━━━━━ Information shown
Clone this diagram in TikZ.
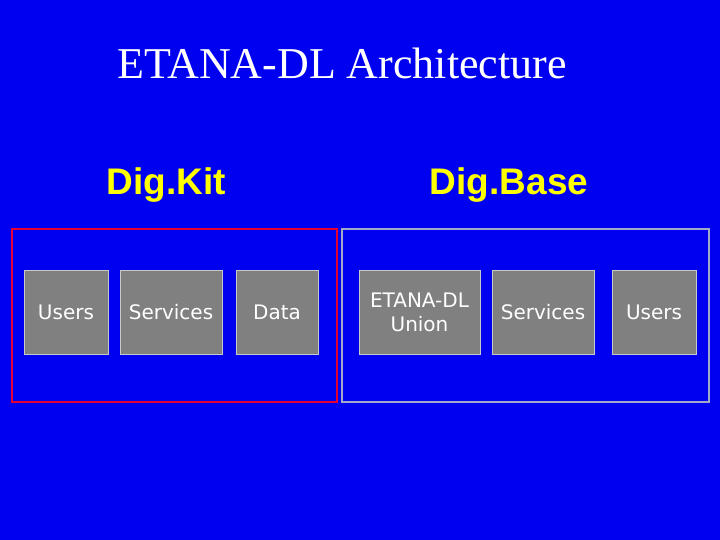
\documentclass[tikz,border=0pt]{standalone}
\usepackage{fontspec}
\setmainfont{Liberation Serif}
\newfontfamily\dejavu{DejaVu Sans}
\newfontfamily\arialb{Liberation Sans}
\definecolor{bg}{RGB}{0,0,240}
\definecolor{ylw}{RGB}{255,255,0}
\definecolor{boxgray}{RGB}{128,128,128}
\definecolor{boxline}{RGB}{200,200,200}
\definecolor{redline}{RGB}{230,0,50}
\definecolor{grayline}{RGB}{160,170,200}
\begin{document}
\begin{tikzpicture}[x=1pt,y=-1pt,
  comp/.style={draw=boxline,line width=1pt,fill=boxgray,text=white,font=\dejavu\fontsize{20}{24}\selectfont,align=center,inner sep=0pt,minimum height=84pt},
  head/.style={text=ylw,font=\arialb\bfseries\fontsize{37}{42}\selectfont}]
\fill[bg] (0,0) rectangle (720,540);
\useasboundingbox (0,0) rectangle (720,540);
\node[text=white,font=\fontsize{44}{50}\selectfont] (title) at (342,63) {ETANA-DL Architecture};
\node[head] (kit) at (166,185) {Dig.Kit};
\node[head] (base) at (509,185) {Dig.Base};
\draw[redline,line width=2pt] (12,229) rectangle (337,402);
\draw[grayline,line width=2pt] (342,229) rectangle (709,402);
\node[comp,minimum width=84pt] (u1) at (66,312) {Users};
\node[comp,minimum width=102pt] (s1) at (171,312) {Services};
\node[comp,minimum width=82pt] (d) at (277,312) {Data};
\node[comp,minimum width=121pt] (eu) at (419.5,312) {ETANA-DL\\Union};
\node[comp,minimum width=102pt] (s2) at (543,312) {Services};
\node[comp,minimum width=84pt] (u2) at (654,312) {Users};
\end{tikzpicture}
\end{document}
━━━━━━━━━━
## To be done
Leave the images out, please, and restate each line word for word.

## Solution
Clone this diagram in TikZ.
\documentclass[tikz,border=0pt]{standalone}
\usepackage{fontspec}
\setmainfont{Liberation Serif}
\newfontfamily\dejavu{DejaVu Sans}
\newfontfamily\arialb{Liberation Sans}
\definecolor{bg}{RGB}{0,0,240}
\definecolor{ylw}{RGB}{255,255,0}
\definecolor{boxgray}{RGB}{128,128,128}
\definecolor{boxline}{RGB}{200,200,200}
\definecolor{redline}{RGB}{230,0,50}
\definecolor{grayline}{RGB}{160,170,200}
\begin{document}
\begin{tikzpicture}[x=1pt,y=-1pt,
  comp/.style={draw=boxline,line width=1pt,fill=boxgray,text=white,font=\dejavu\fontsize{20}{24}\selectfont,align=center,inner sep=0pt,minimum height=84pt},
  head/.style={text=ylw,font=\arialb\bfseries\fontsize{37}{42}\selectfont}]
\fill[bg] (0,0) rectangle (720,540);
\useasboundingbox (0,0) rectangle (720,540);
\node[text=white,font=\fontsize{44}{50}\selectfont] (title) at (342,63) {ETANA-DL Architecture};
\node[head] (kit) at (166,185) {Dig.Kit};
\node[head] (base) at (509,185) {Dig.Base};
\draw[redline,line width=2pt] (12,229) rectangle (337,402);
\draw[grayline,line width=2pt] (342,229) rectangle (709,402);
\node[comp,minimum width=84pt] (u1) at (66,312) {Users};
\node[comp,minimum width=102pt] (s1) at (171,312) {Services};
\node[comp,minimum width=82pt] (d) at (277,312) {Data};
\node[comp,minimum width=121pt] (eu) at (419.5,312) {ETANA-DL\\Union};
\node[comp,minimum width=102pt] (s2) at (543,312) {Services};
\node[comp,minimum width=84pt] (u2) at (654,312) {Users};
\end{tikzpicture}
\end{document}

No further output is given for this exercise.